Lying or Committing Fraud
It happens. We hate to admit it, but it does. The C&P Examiners will sometimes note on exams that the veteran was uncooperative or was a poor historian. This, to someone reading the exam reports, means that they think the veteran was lying. Financial problems, anxiety, fear of losing health care benefits, and other situations will often lead someone to overstate their pain or lie about their condition in an effort to keep their benefits. This usually ends up working against them. This will not only cost the veteran money they have to pay back (past benefits and possibly health care costs) but also jail time. And it also costs other veterans in increased wait times and lower cost of living increases (2017’s COLA increase is only 0.3%) Be honest, and be sure that you have a representative assist you in your claims to make sure everything is reviewed before you send it into the VA.
Not Being Educated about the VA
Do not file a claim if you do not know how to do it. Okay, maybe that is a bit redundant because I don’t think even the VA is quite sure how to file the perfect claim. But whatever you do, get yourself educated before you file anything. There are a few things you need to know before you file a claim and making sure you do your research, have your paperwork in order, and knowing what you are and should be filing for will decrease your wait time and improve your chances of having a successful claim. There is a guide in our blog here.
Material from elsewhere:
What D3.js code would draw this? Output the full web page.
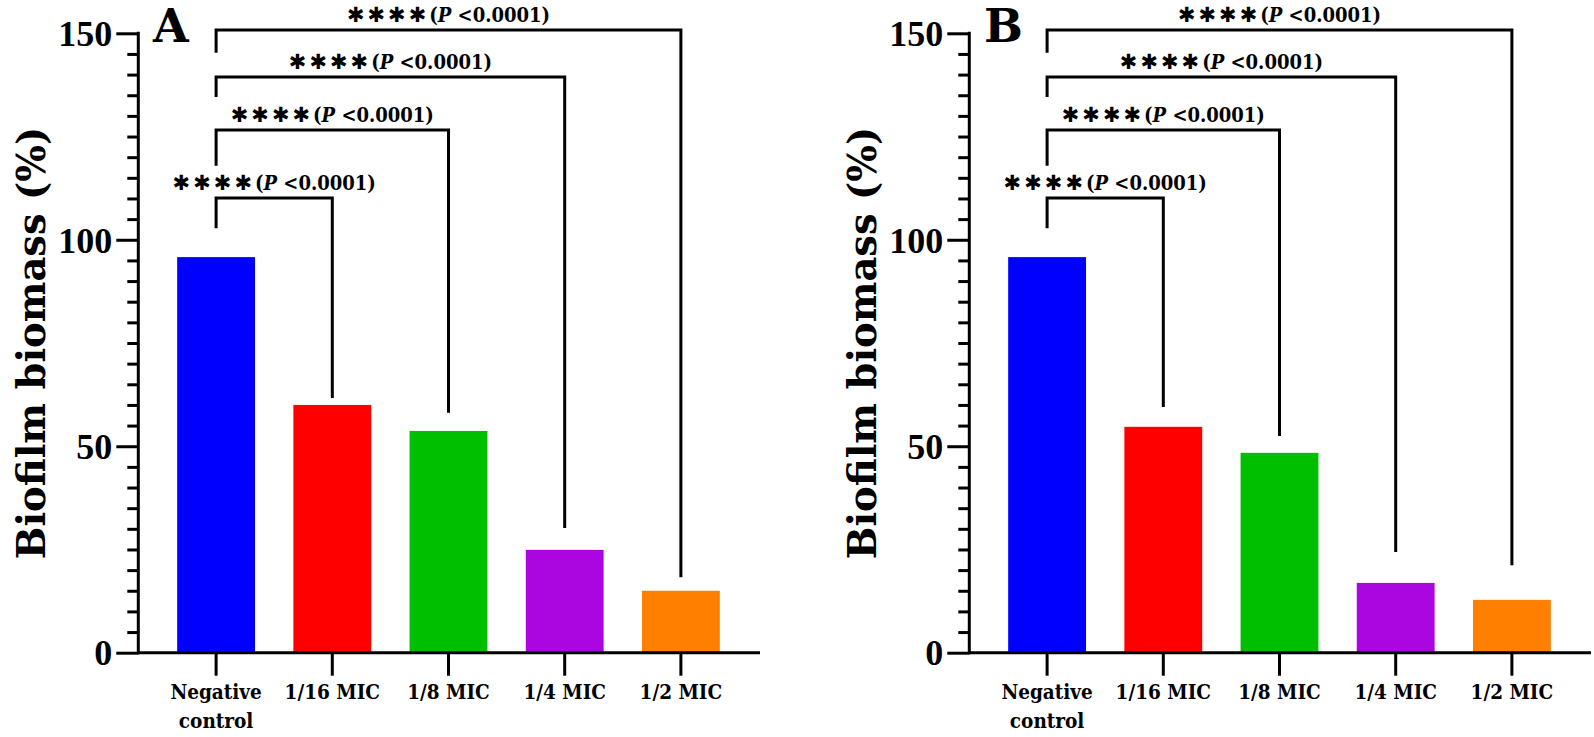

Of course, everyone has the right to file a claim regardless of what anyone else tells them, be it the VA, an attorney, or a service representative. Advice is just that, advice, and no one can force someone not to file a claim. The main thing to remember when you are dealing with the VA is to be upfront and honest. The VA also has a duty to assist but the burden of proof still lies with the veteran in the end. Know the rules, research, educate yourself, and ask for help.